電話がいつまでに来る筈?バイトが入った場合何を用意する?何時までに何の電車に乗る?物事の優先順位はどうだ? そう考え出すと勝手に止まってしまう思考回路になってしまった。
個人的に痛すぎる部分がこれだ。なまじ処理能力は比較的悪くなかっただけ、一年で弱っちくビビリでヘタレになってしまった自分は容易には許し難い。
それに試験とか課題とかレポートとか、グループ活動とか実験記録とか計算とか統計とか、純粋にホンマめっちゃ勘弁してほしい。
一と二年の学習内容とか全て吹き飛んだ。遺伝子の組み換えと乗り換えって何が違ったっけ?
学習意欲の低下の最大の原因たる『凶悪な劣等感』は、一年ただ寝込んで過ごしたせいで『更にパワーアップして新登場!』の状態になっちゃっている。ただでさえ劣等生だった私は今や恐らくその辺の受験生以下の存在だ。
それにしても一年前の自分のブログとツイッターを見返したが、もう本当に可哀想になってきた。キレながら泣きながら二時間しか寝ないで真夜中実験室に出かけてゆく自分のツイートなど痛々しいにも程が有る。五ミリくらいマシかもしれないが、多分アレをもう一度行う必要があるのだ。
ツライ……復学したくなくなってきた……家でずっと絵と小説だけかいて生きていたい。
しかし恐らくだが……去年と変わったことはある。はず。ギリギリ連絡を保っていた同学科の同期から、面白い話を聞いたのだ。
曰く、
「石澄が消えてから、石澄がいたとこの班は最終的に崩壊した」
と。
絶笑しながら詳しく聞けば、私がぱったり大学に来なくなった頃から同学科内の者、特に私と同じ八人班に所属していた人々がつられるように大学に来なくなったそうだ。しかも一部は私と同様、精神科通いだという。
本当にコレは流石に教授らがガチで悪くないか?
科目の教授間で課題量の調整をせず、学生に過度な負担をかけたせいじゃあないか?
高々三十人弱の学科内で五人くらい不登校に追い込むのは如何なものか?
ちょっとは反省してほしい。

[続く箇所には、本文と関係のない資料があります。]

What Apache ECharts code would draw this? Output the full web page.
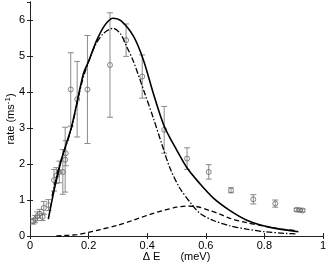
<!DOCTYPE html>
<html><head><meta charset="utf-8">
<script src="https://cdn.jsdelivr.net/npm/echarts@6/dist/echarts.min.js"></script>
<style>html,body{margin:0;padding:0;background:#fff}#c{width:332px;height:266px}</style>
</head><body><div id="c"></div>
<script>
// measured points: energy (meV), rate (ms^-1), error
var ptX = [0.011,0.018,0.025,0.033,0.043,0.047,0.063,0.082,0.090,0.100,0.112,0.120,0.122,0.139,0.161,0.196,0.273,0.328,0.383,0.458,0.536,0.610,0.686,0.762,0.837,0.910,0.920,0.930];
var ptY = [0.41,0.47,0.55,0.62,0.53,0.78,0.86,1.55,1.68,1.78,1.78,2.12,2.30,4.07,3.80,4.07,4.75,5.44,4.43,2.95,2.15,1.78,1.27,1.02,0.90,0.73,0.72,0.71];
var ptErr = [0.08,0.10,0.12,0.12,0.10,0.18,0.15,0.30,0.22,0.30,0.62,0.90,0.35,1.02,1.05,1.50,1.45,0.45,0.60,0.65,0.30,0.20,0.07,0.13,0.10,0.04,0.04,0.04];

// total model (solid)
var totX = [0.0625,0.085,0.11,0.142,0.182,0.20,0.228,0.255,0.282,0.31,0.353,0.387,0.421,0.458,0.50,0.537,0.58,0.626,0.68,0.74,0.80,0.853,0.916];
var totY = [0.47,1.37,2.2,3.04,4.5,4.85,5.44,5.85,6.05,5.98,5.55,4.89,3.96,3.05,2.4,1.88,1.45,1.05,0.72,0.44,0.28,0.19,0.12];
// component 1 (dash-dot)
var c1X = [0.075,0.10,0.14,0.18,0.22,0.25,0.284,0.31,0.33,0.353,0.39,0.42,0.45,0.478,0.512,0.55,0.58,0.626,0.68,0.74,0.80,0.876,0.91];
var c1Y = [1.1,1.95,2.95,4.35,5.25,5.62,5.77,5.6,5.26,4.85,4.0,3.3,2.55,1.88,1.32,0.9,0.63,0.43,0.29,0.19,0.12,0.07,0.06];
// component 2 (dashed)
var c2X = [0.09,0.13,0.16,0.20,0.24,0.30,0.353,0.41,0.455,0.50,0.532,0.567,0.612,0.65,0.683,0.74,0.796,0.85,0.91];
var c2Y = [0.0,0.02,0.04,0.10,0.18,0.30,0.44,0.60,0.71,0.80,0.83,0.82,0.71,0.60,0.49,0.37,0.28,0.20,0.15];

var xTicks = [0,0.2,0.4,0.6,0.8,1];
var yTicks = [0,1,2,3,4,5,6];

function zip(a,b){return a.map(function(v,i){return [v,b[i]];});}
var font = 'Liberation Sans, Arial, sans-serif';
var ax = {color:'#222', width:1};
var chart = echarts.init(document.getElementById('c'), null, {renderer:'canvas'});
chart.setOption({
  animation:false,
  grid:{left:30, right:9, top:2, bottom:30, containLabel:false, outerBoundsMode:'none'},
  xAxis:[{type:'value', min:0, max:1, interval:0.2, position:'bottom',
    axisLine:{lineStyle:ax}, axisTick:{inside:true, length:3, lineStyle:ax},
    splitLine:{show:false},
    axisLabel:{color:'#000', fontFamily:font, fontSize:11, margin:4,
      formatter:function(v){return String(v);}},
    name:'{a|Δ E}      {a|(meV)}', nameLocation:'middle', nameGap:15, nameMoveOverlap:false,
    nameTextStyle:{rich:{a:{fontFamily:font, fontSize:11, color:'#000'}}}},
   {type:'value', min:0, max:1, interval:0.2, position:'top',
    axisLine:{lineStyle:ax}, axisTick:{inside:true, length:3, lineStyle:ax},
    axisLabel:{show:false}, splitLine:{show:false}}],
  yAxis:[{type:'value', min:0, max:6.5, interval:1, position:'left',
    axisLine:{lineStyle:ax}, axisTick:{inside:true, length:3, lineStyle:ax},
    splitLine:{show:false},
    axisLabel:{color:'#000', fontFamily:font, fontSize:11, margin:5, showMaxLabel:false},
    name:'rate (ms{s|-1})', nameLocation:'middle', nameGap:12, nameRotate:90, nameMoveOverlap:false,
    nameTextStyle:{fontFamily:font, fontSize:11, color:'#000',
      rich:{s:{fontFamily:font, fontSize:8, color:'#000', verticalAlign:'top', padding:[0,0,6,0]}}}},
   {type:'value', min:0, max:6.5, interval:1, position:'right',
    axisLine:{lineStyle:ax}, axisTick:{inside:true, length:3, lineStyle:ax},
    axisLabel:{show:false}, splitLine:{show:false}}],
  series:[
    {type:'custom', xAxisIndex:0, yAxisIndex:0, z:2,
     data: ptX.map(function(x,i){return [x, ptY[i]-ptErr[i], ptY[i]+ptErr[i]];}),
     renderItem:function(params, api){
       var lo = api.coord([api.value(0), api.value(1)]);
       var hi = api.coord([api.value(0), api.value(2)]);
       var w = 3;
       var st = {stroke:'#8a8a8a', lineWidth:1};
       return {type:'group', children:[
         {type:'line', shape:{x1:lo[0],y1:lo[1],x2:hi[0],y2:hi[1]}, style:st},
         {type:'line', shape:{x1:lo[0]-w,y1:lo[1],x2:lo[0]+w,y2:lo[1]}, style:st},
         {type:'line', shape:{x1:hi[0]-w,y1:hi[1],x2:hi[0]+w,y2:hi[1]}, style:st}
       ]};
     }},
    {type:'scatter', data:zip(ptX,ptY), symbol:'circle', symbolSize:5, z:3,
     itemStyle:{color:'rgba(255,255,255,0)', borderColor:'#666', borderWidth:1}},
    {type:'line', data:zip(totX,totY), smooth:0.3, showSymbol:false, z:4,
     lineStyle:{color:'#000', width:1.6, type:'solid'}},
    {type:'line', data:zip(c1X,c1Y), smooth:0.3, showSymbol:false, z:4,
     lineStyle:{color:'#000', width:1.3, type:[6,2,1.5,2]}},
    {type:'line', data:zip(c2X,c2Y), smooth:0.3, showSymbol:false, z:4,
     lineStyle:{color:'#000', width:1.3, type:[5,3]}}
  ]
});
</script></body></html>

学生をただの新鮮なタンパク質の塊だと思ったら大間違いやぞ。私の推しクリエイターがファンサービスをしてくれなかったら、今頃私は眠剤と焼酎を煽った上で大学課題その他への恨み辛みを懇切丁寧に書き連ねた遺書を靴の下に敷いて近所の天文台から身を投げていたぞ。学生の自殺者を出したくなかろ?(人間として最低の脅し)
当時の私が本気でブチギレ、本気でこのまま教授に提出してやろーとしていたド怒りの文章を発掘してきたのでここに供養しておく。出す前に私の心がひしゃげてしまったため、結局提出できなかったが。

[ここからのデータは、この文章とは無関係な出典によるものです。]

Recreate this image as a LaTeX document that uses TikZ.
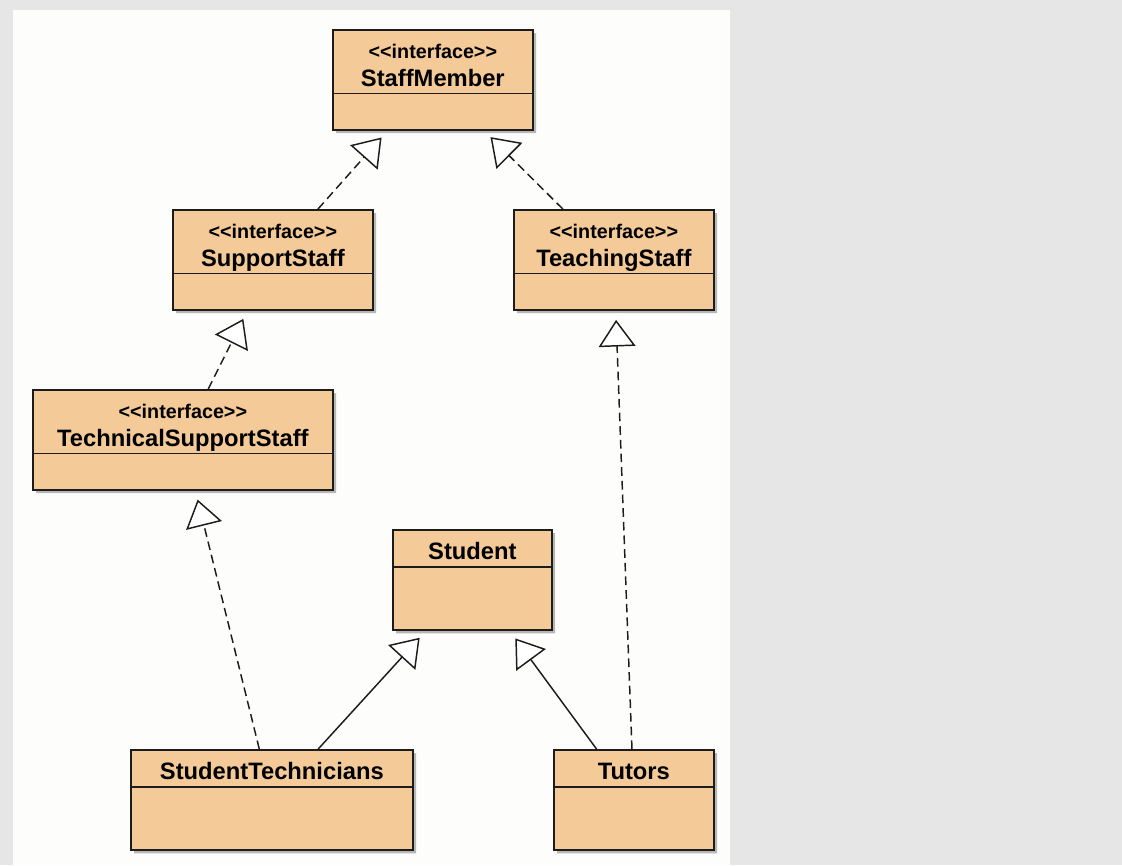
\documentclass[tikz,border=0pt]{standalone}
\usepackage{fontspec}
\setmainfont{Liberation Sans}
\usepackage{tikz}
\usetikzlibrary{arrows.meta,shapes.multipart,shadows}
\definecolor{pagec}{HTML}{E6E6E6}
\definecolor{panelc}{HTML}{FDFDFB}
\definecolor{clsc}{HTML}{F3CA98}
\definecolor{edgec}{HTML}{1C1C1C}
\newcommand{\ster}{{\fontsize{14.8}{16}\selectfont <\kern0pt<interface>\kern0pt>}}
\newcommand{\ifbox}[2]{\parbox[c][46.5pt][t]{#1}{\centering\rule{0pt}{21pt}\ster\\#2}\nodepart{second}\parbox[c][25.75pt]{#1}{}}
\newcommand{\clbox}[2]{\parbox[c][26.5pt][t]{#1}{\centering\rule{0pt}{21.6pt}#2}\nodepart{second}\parbox[c][46pt]{#1}{}}
\tikzset{
  ar/.style={-{Triangle[length=20pt,width=27.5pt,fill=white]},line width=1.1pt,edgec,shorten >=7pt},
  dar/.style={ar,dash pattern=on 6.5pt off 3.75pt},
  box/.style={rectangle split,rectangle split parts=2,draw=edgec,line width=1.3pt,fill=clsc,inner sep=0pt,anchor=north west,
    font=\bfseries\fontsize{17.8}{21}\selectfont,
    drop shadow={shadow xshift=2.5pt,shadow yshift=-2.5pt,fill=black!55,opacity=.5}}
}
\begin{document}
\begin{tikzpicture}[x=0.75pt,y=-0.75pt]
\useasboundingbox (0,0) rectangle (1122,865);
\fill[pagec] (0,0) rectangle (1122,865);
\fill[panelc] (13,10) rectangle (730,865);
% interfaces
\node[box] (staff) at (332,29) {\ifbox{150pt}{StaffMember}};
\node[box] (support) at (172,209) {\ifbox{150pt}{SupportStaff}};
\node[box] (teach) at (513,209) {\ifbox{150pt}{TeachingStaff}};
\node[box] (tech) at (32,389) {\ifbox{225pt}{TechnicalSupportStaff}};
% classes
\node[box] (student) at (392,529) {\clbox{119.25pt}{Student}};
\node[box] (stech) at (130,749) {\clbox{211.5pt}{StudentTechnicians}};
\node[box] (tutors) at (553,749) {\clbox{120pt}{Tutors}};
% realizations
\draw[dar] (support) -- (staff);
\draw[dar] (teach) -- (staff);
\draw[dar] (tech) -- (support);
\draw[dar] (tutors) -- (teach);
\draw[dar] (stech) -- (tech);
% generalizations
\draw[ar] (stech) -- (student);
\draw[ar] (tutors) -- (student);
\end{tikzpicture}
\end{document}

年が明けたらチキる前にさっさと復学届の手続きをしようと思っている。
そういえば、休学届を受理してもらうにあたってサインを貰いに行ったカタツムリ研究のおじさん教授……研究室には残りつつ、今年度定年退官していたそうなので、復学の際には世話にはならないだろう。
新歓飲み会の時にニコニコしながら「キミの合格はボクが決めたのだ!」と言ってきたり、すれ違うたびめっちゃ会釈してきたり、彼の選択科目を一回見に行った時も非常に愉快な講義をしていたり、しかし結局殆ど関わったことがなかったおじさん。

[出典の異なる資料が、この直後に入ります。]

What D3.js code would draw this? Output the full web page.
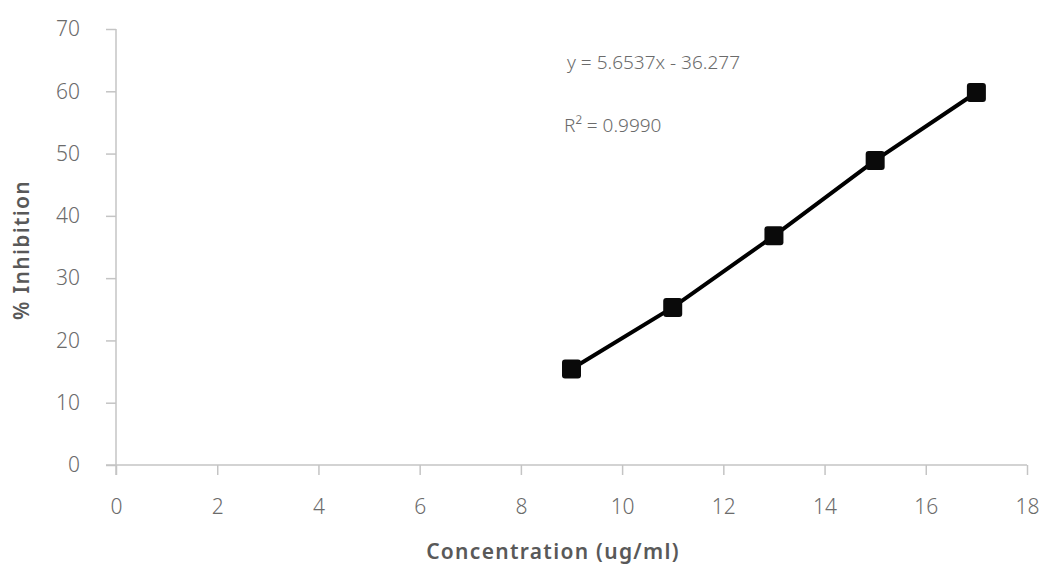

ほぼ完全に退学するつもりで休学届のハンコを貰いに行った時も、あの教授だけは反応が違って
「ははは! まあお気軽に! お気軽にお気軽にねえ! はっはっは!」
と私を笑い飛ばしていた。
私が復学することをさっさと予想していたのか? やはりヤバいおじさんだったな……。
そういうわけで、この話はオチなしで終了。
今年は帰省をする。毎年大晦日あたりに一番姉の精神的な具合が悪化するのを思い出したので、尋常じゃなく気が重い(私は特別嫌なことは毎年のルーティンであろうと毎回忘れ、毎回思い出して爆死する気質を持っている)。しかし愛すべき連れにも会えるし、今年はお友達が泊めてくれるそうなのできっと大丈夫であろう。
良いお年を。
来年からちょっとブログの頻度を増やそうと思う。文章を書く練習がてら、ツイートより格上のやや丁寧な日記を数日単位(できれば毎日)で些細かつ気軽に連載できたらと思っている。